Border crossing TxTrib

Asylum seekers wearing face shields make their way to be processed in the US at the Gateway International Bridge in Matamoros, Mexico.

On Saturday, Gov. Greg Abbott unveiled nearly 900 feet of newly constructed border barrier on state-owned land near the Rio Grande in Starr County, six months after he promised to finish what President Donald Trump started.

It was the first section of what’s expected to be a nearly 2-mile stretch of wall, and it followed a series of smaller-scale state attempts to block immigrants with chain-link fences, a row of shipping containers and even a boat blockade on the river.

But after the Trump administration managed to build just 21 miles of new border barrier on the 1,254-mile Texas-Mexico border over four years (and also replaced 34 miles of older barrier), the state hasn’t publicly disclosed some basic information about Abbott’s wall-building plans.

Texas has set aside $1.05 billion for border barriers but hasn’t revealed where it plans to build them, how much each mile will cost or how it’s addressing the challenge of acquiring enough private land to fulfill Abbott’s promise.

“We’re going to spend as much as it takes to build as much wall as we possibly can,” Abbott said at his Saturday press conference in Starr County.

For such a high-profile publicly financed project, the Texas wall effort is unusually secretive, said Scott Amey, general counsel of the Project on Government Oversight, a watchdog group in Washington, D.C.

Amey said such information was posted online when the federal government was building border barriers.

“I’m unsure there are valid justifications for not releasing information,” Amey said. “It doesn’t seem as if it’s a big secret when the federal government was building the wall.”

Abbott’s office directed questions to the Texas Facilities Commission, the state agency overseeing the border wall project.

The barrier being erected in Starr County offers the first insights into how the state will carry out Abbott’s wall project. In November, the Facilities Commission awarded a $162 million contract to New York-based Posillico Civil Inc. to build 8 miles of border barrier, including the 1.7-mile stretch in Starr County that the Facilities Commission said will cost $34.5 million.

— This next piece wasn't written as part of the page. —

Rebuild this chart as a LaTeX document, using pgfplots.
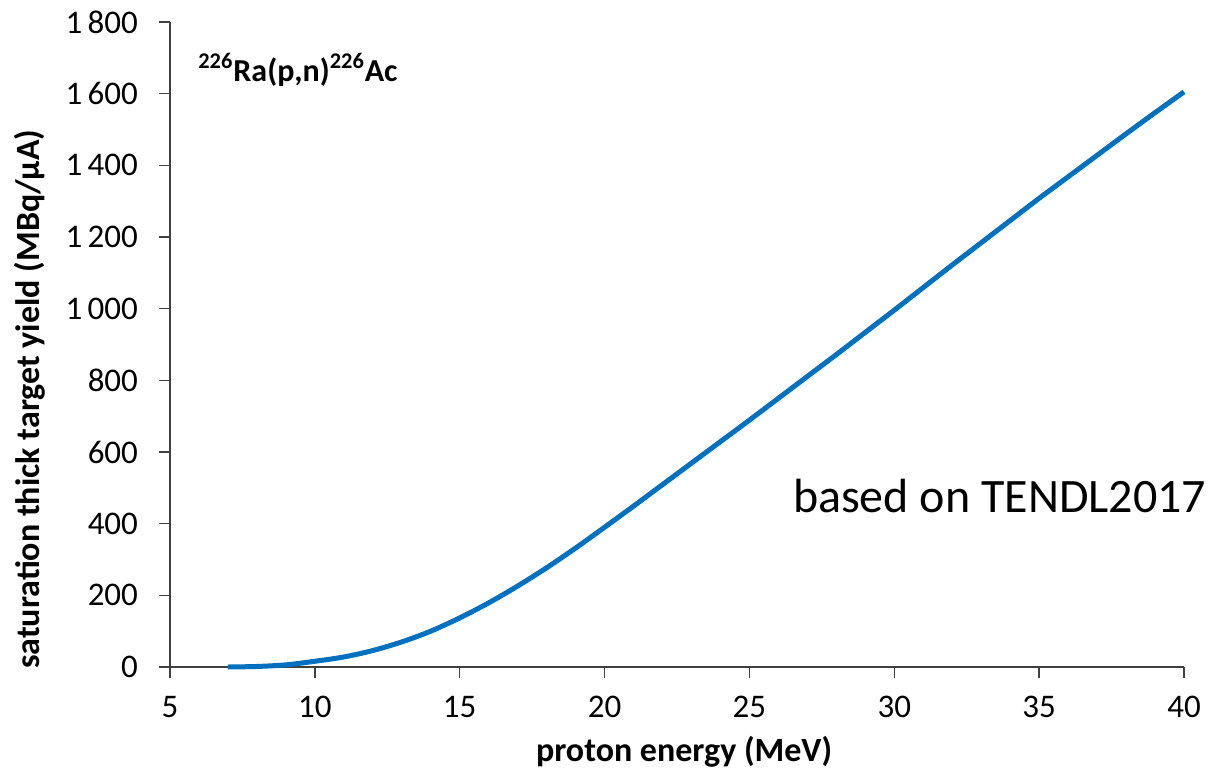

That’s just over $20 million a mile. By comparison, border wall construction under the Trump administration ranged from $6 million to $34 million per mile, according to a Texas Tribune analysis.

Abbott has said that 733 miles of the Texas-Mexico border may need some type of barrier. Roughly 1,000 miles have no barrier.

With the $1.05 billion the state has for construction — most of it taxpayer money, but it includes $54 million in private donations, as of Dec. 13 — Texas could build just over 52 miles of border barrier at that price per mile.

Unlike the border in California, Arizona or New Mexico, which is largely federal land, much of the Texas-Mexico border is privately owned. According to a 2020 Government Accountability Office report, it took the Trump administration 21 to 30 months to seize privately owned land in South Texas for wall construction. The report said comparable land acquisitions in other parts of the country took a year.

Texas will need a large amount of private land to build Abbott’s wall. The governor has said state officials are in talks with private property owners along the border who are willing to donate their land so the state can build barriers on their property.

The state manages 497,075 acres of land within 25 miles of the border, said Matt Atwood, a spokesperson for Texas Land Commissioner George P. Bush, who has sued the Biden administration for halting construction of the border wall in South Texas.

In Starr County, Posillico Civil plans to build an additional 1.2 miles on private property next to the 1.7-mile stretch, but no agreement has been reached with nearby landowners, said Francoise Luca, a Facilities Commission spokesperson. The location of the remaining 5.1 miles outlined in the Posillico contract has not been determined, Luca said.

During a Texas Facilities Commission meeting last month, John Raff, the deputy executive director, said the agency has found 23 landowners who would be willing to have a border wall built on their property. He didn’t say where that property is or how many miles of barrier could be built on those tracts.

The commission has not said when it plans to award additional contracts to build other parts of the wall or how much the contracts will be worth.

“The work is in progress and so there are no final costs,” Luca said. “Factors that may impact cost can include terrain, floodplains, waterways, subsurface conditions, materials and easements, to name a few.”

She said the locations of border barriers depend on what the Texas Department of Public Safety determines are the highest-priority areas.

Charles Tiefer, a professor of government contracting law at the University of Baltimore, said there’s a lot of opposition to a border wall from environmentalists and immigrant rights groups, so Texas may be withholding details about its wall project to avoid bad publicity and lawsuits.

“Texas government’s refusal to provide the public with the land route is delaying and suppressing lawsuits by environmental organizations who can’t sue because they don’t yet know where the wall will be,” he said.